Emmanuel Macron en Serbie : une amitié à rebâtir

Deux traits de peinture noire sur l’inscription « Aimons la France comme elle nous a aimés »: l’acte de vandalisme sur un monument à l’amitié franco-serbe résume le désamour de nombreux Serbes avant la visite d’Emmanuel Macron à Belgrade cette semaine.

Cet accès de colère dans le parc du Kalemegdan, en plein centre de Belgrade et tout près de l’ambassade de France, était la conséquence du loupé du protocole français, qui a placé le 11 novembre dans une tribune secondaire le président Aleksandar Vucic lors des cérémonies du centenaire de l’Armistice de 1918.

Celui-ci avait expliqué s’être senti humilié, "la gorge serrée", et avoir songé à quitter Paris avant d’y renoncer.

Et les Serbes de relever que leur pays est celui qui a souffert du plus de morts en proportion de sa population lors du premier conflit mondial, en combattant notamment aux côtés des Français sur le Front d’Orient; ou encore de s’indigner que le président Hashim Thaçi, président d’un Kosovo qu’ils ne reconnaissent pas, avait été placé dans la tribune principale, avec Emmanuel Macron, Donald Trump ou Vladimir Poutine.

"Maladresse regrettable", a plaidé l’ambassadeur de France en Serbie Frédéric Mondoloni, s’attirant les remerciements d’Aleksandar Vucic pour ses "mots merveilleux".

Parmi les 7,1 millions de Serbes, beaucoup n’ont pas cette mansuétude et se demandent si les liens historiques entre les deux pays ne sont pas irrémédiablement rompus. "Paris n’est plus la Ville lumière", a titré le quotidien de référence Politika, proche du pouvoir. "Paris rouge de honte!", "Scandale à Paris!", ont renchéri les tabloïds.

"Il est dégradant de mettre de côté le président d’un pays qui a perdu un tel pourcentage de sa population dans ce conflit" (1914-1918), s’indigne Aleksandra Vojvodic, 44 ans, professeure de français de Belgrade.

"La visite de Macron va peut-être améliorer les choses, mais c’est loin d’être certain. La France comme tout l’Occident ont depuis longtemps déjà leurs positions" sur la Serbie, dit Zorica Radovanovic, ingénieure de 57 ans, francophile affichée.

Le refus opposé en avril 2017 par la France de livrer le Kosovar Ramush Haradinaj, réclamé par la justice serbe qui l’accuse de crimes de guerre durant le conflit du Kosovo (1998-1999), avait déjà suscité un accès anti-français, bien que moindre.

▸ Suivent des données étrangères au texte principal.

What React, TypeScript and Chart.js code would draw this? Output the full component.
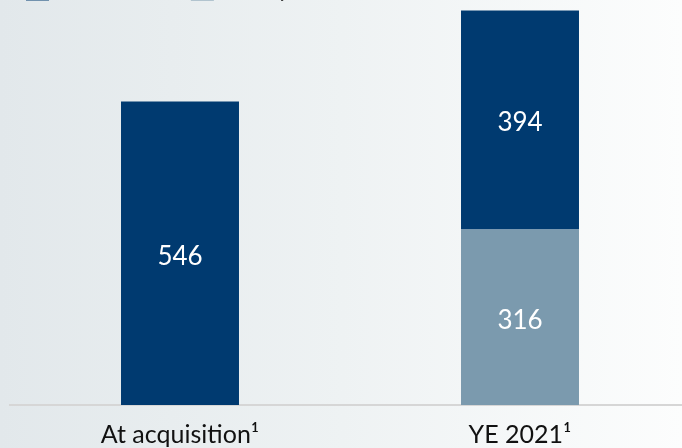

Surtout, beaucoup ne pardonnent pas à la France d’avoir participé à la campagne de bombardements occidentale de 1999 pour mettre fin à la guerre du Kosovo et forcer la Serbie à retirer ses troupes de sa province méridionale, majoritairement peuplée d’Albanais. Cette opération menée par l’Otan reste une profonde humiliation pour de nombreux Serbes.

"Que reste-t-il de l’amitié franco-serbe?", faisait mine de s’interroger le quotidien Politika après l’épisode Haradinaj. "Beaucoup en Serbie parlent de trahison. Mais le fait est que la génération (française) favorable aux Serbes n’est plus, elle est morte".

"Dès les années 1980 il est devenu clair que la France n’entretenait pas cette amitié" forgée dans les tranchées et les montagnes des Balkans lors de la Première guerre mondiale, estime l’historien Cedomir Antic.

Ce désamour s’accompagne d’une faiblesse des liens économiques. Certes, une centaine d’entreprises françaises employant près de 10.000 personnes sont présentes en Serbie, comme Michelin, Société générale ou encore Crédit Agricole. Vinci a récemment remporté la concession de l’aéroport de Belgrade, et Alstom est régulièrement cité pour le projet de métro de Belgrade.

Mais la France ne pointe qu’à la dixième place des exportateurs vers la Serbie et ne figure pas dans le top 10 des importateurs. Contrairement à l’Allemagne ou l’Italie, elle est un partenaire commercial mineur.

Emmanuel Macron sera mercredi et jeudi le premier chef d’État français à se rendre en Serbie depuis Jacques Chirac en 2001, venu à Belgrade quelques mois après la chute de Slobodan Milosevic.